Cascade Point proposal faces many hurdles

Some say plan to add ferry service from point needs more research, explanation

Posted: Thursday, June 23, 2005

The state's proposal to build a new ferry operation in Berners Bay may involve greater hurdles than the controversial Kensington gold mine ferry shuttle that is already planned there.

State Marine Transportation Director Robin Taylor said this week he would like to buy two new day boats and send them between Juneau's Cascade Point, a small promontory in Berners Bay, and Haines and Skagway.

"With any luck, it would happen two years down the road," Taylor said.

The advantages would be to run quicker service from Juneau to Haines or Skagway, and mainline ferries would not have to serve north Lynn Canal but instead return south from Juneau. Communities south of Juneau could get up to 30 percent more service, Taylor said.

Officials with federal agencies, local governments and Goldbelt - which owns the land and is planning to build a Cascade Point shuttle ferry terminal for workers accessing the proposed mine across the bay - expressed some surprise at Taylor's idea.

The concept is not included in the state's regional transportation plan, said Robert Venables, manager of the Haines Borough.

"On the surface, it definitely has issues that need better explanation and research," Venables said.

For example, if day boats turn around in Berners Bay, walk-on passengers would have trouble getting to town or between Cascade Point and mainline state ferries docked in Auke Bay.

"Every mile away from the community core makes it more difficult to (serve walk-on passengers)," Venables said.

Cascade Point is more than 40 road miles from downtown Juneau. The Auke Bay ferry terminal, on the same route, is 14 miles from downtown.

About 45 percent of the state ferry system's summer and spring traffic is from walk-on passengers. It drops to 39 percent in the winter, according to a 2000 study by Juneau's McDowell Group consulting firm.

Taylor said walk-on distances are something that communities scattered throughout Southeast Alaska, such as Craig and Thorne Bay, have dealt with for 30 years. Often, the private sector fills the gap or passengers catch rides with others who brought vehicles on board, he said.

The state of Alaska also would face some big permitting obstacles and debate about harm to marine life in Berners Bay.

"We'd have potential concern about (additional) docking structures and increased vessel activity," said Jon Kurland, regional habitat division director for the National Marine Fisheries Service.

"We'd be concerned about impacts to marine mammals and forage fish," Kurland added.

The state doesn't have the authority to operate shuttle ferries at Cascade Point - at least not now, said John Leeds, manager of the Army Corps of Engineers' Juneau field office.

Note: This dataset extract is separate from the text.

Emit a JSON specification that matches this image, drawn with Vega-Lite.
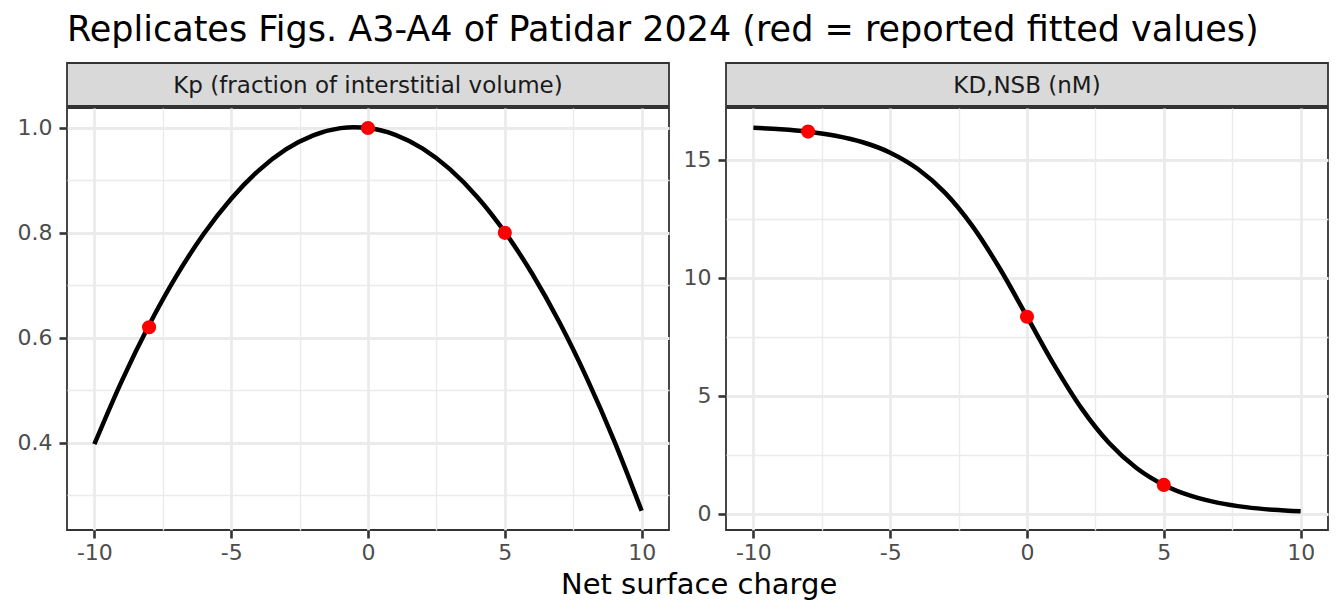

It's a much bigger project than Goldbelt's support operation for Kensington Mine, and there may be some difficulty in siting a dock for large vessels because of water depths, Leeds said.

The Goldbelt dock "is not meant for vehicles," Leeds added.

Goldbelt consultant Randy Wanamaker agreed that the planned dock is not suitable for day boat use. Goldbelt will consider a new dock "if (the state) makes a formal proposal," he said.

Wanamaker, also a Juneau Assembly member, said he didn't know the state was even considering the idea until he heard that it was published in Wednesday newspapers.

Officials with the Corps of Engineers and National Marine Fisheries Service also said they did not know the state was considering the idea.

Cascade Point has been a locus for controversy regarding the Kensington Mine for several years.

It is a spawning area for Lynn Canal's remnant herring stock and nursery area for many other fish species.

Goldbelt, Juneau's urban Native corporation, is seeking permission from the Corps of Engineers to operate a small dock, fueling station and two shuttle ferries to carry Kensington Mine workers.

Due to local fears about harm to marine life in Berners Bay from Goldbelt operations, the city and the state loaded Goldbelt's permit and tidelands lease with special requirements.

For example, the mine shuttles may not travel to and from Cascade Point during herring spawning periods. Fueling may not occur during the period when herring eggs are hatching.

Also, mine-related vessel traffic in Berners Bay will be heavily monitored during the bay's spring hooligan run, which attracts hordes of Steller sea lions, whales and other predators.

The U.S. Army Corps of Engineers is still reviewing its permit for Goldbelt's dock operation and hasn't released a date for completing its review.